Black holes are thought to form when stars much heavier than the Sun reach the end of their lives. When a massive star has used up all its available fuel for making new light and heat, the outer parts of it are blown away in a monstrous explosion called a supernova. The remains of the wrecked star – its burned-out core – may then shrink in the wink of an eye until it is smaller than the dot over this i.
Although the once-bright star has now become tiny, its gravitational pull, close by, is very strong. From within a radius of about 10 miles of the dead star, nothing can escape. This is the region of the black hole.
Scientists are not sure what black holes are like inside. They believe that if a spaceship fell into the kind of black hole that forms when a big star dies, that ship would be rapidly torn apart.

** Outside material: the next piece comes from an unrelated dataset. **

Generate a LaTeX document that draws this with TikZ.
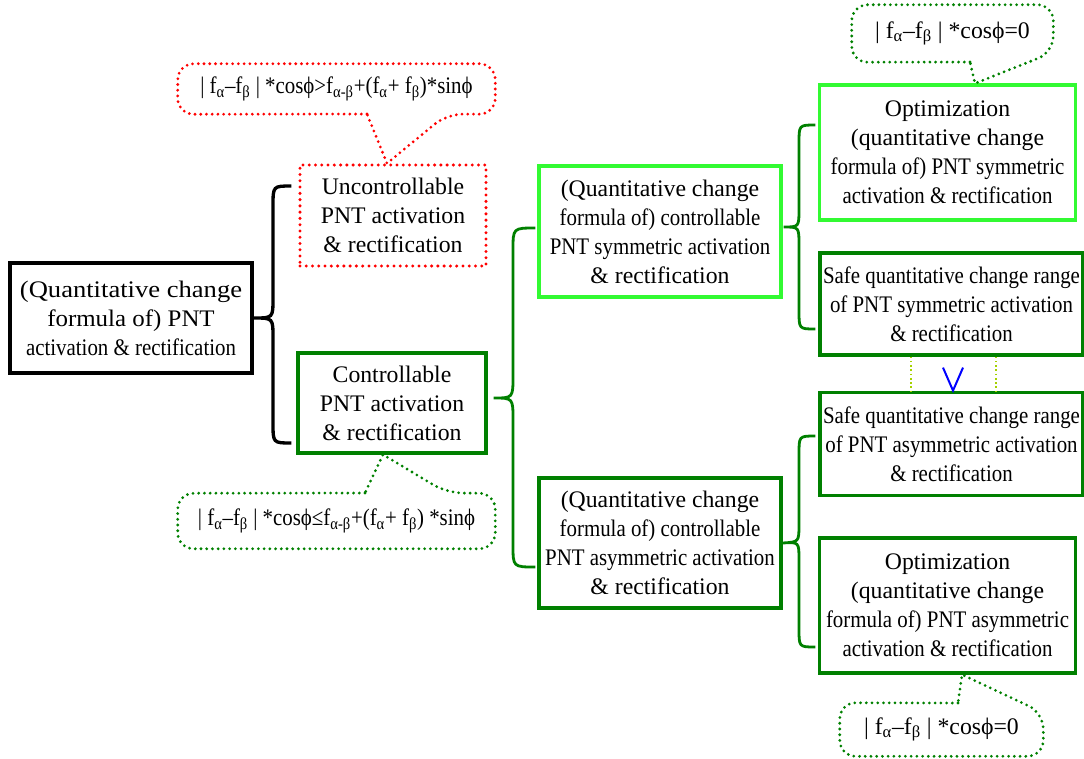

But there may be other kinds of black holes. Some of these may be much larger and more massive. The gravitational pull of a supermassive black hole would be extremely powerful. Yet, it might not prove as damaging to a spacecraft, because the difference in the pull between one end of the spacecraft and the other would be far less than in the case of a small black hole. A starship might be able to enter such an object without being destroyed. If so, that might create a remarkable opportunity. According to some suggestions, such a black hole could be used as a way to jump instantly to other, perhaps remote places in the universe.
At the moment it is just an idea. But black holes may be like the entrances to subway tunnels that connect may different places in space and time. The tunnels themselves are known as "wormholes." And just as a black hole could be the way into a wormhole, a "white hole" could be the way back out. In theory, a spaceship could travel along wormholes and pop up in a place tens or even millions of light-years away from where it entered. That journey could be made in a very short time. The spaceship might even appear in the far future or in the past, and then travel back to its own space and time by going back through the wormhole the other way. Traveling in this way, the speed of light would no longer be a barrier. But if such a journey through time and space is possible, it remains hundreds of years in the future.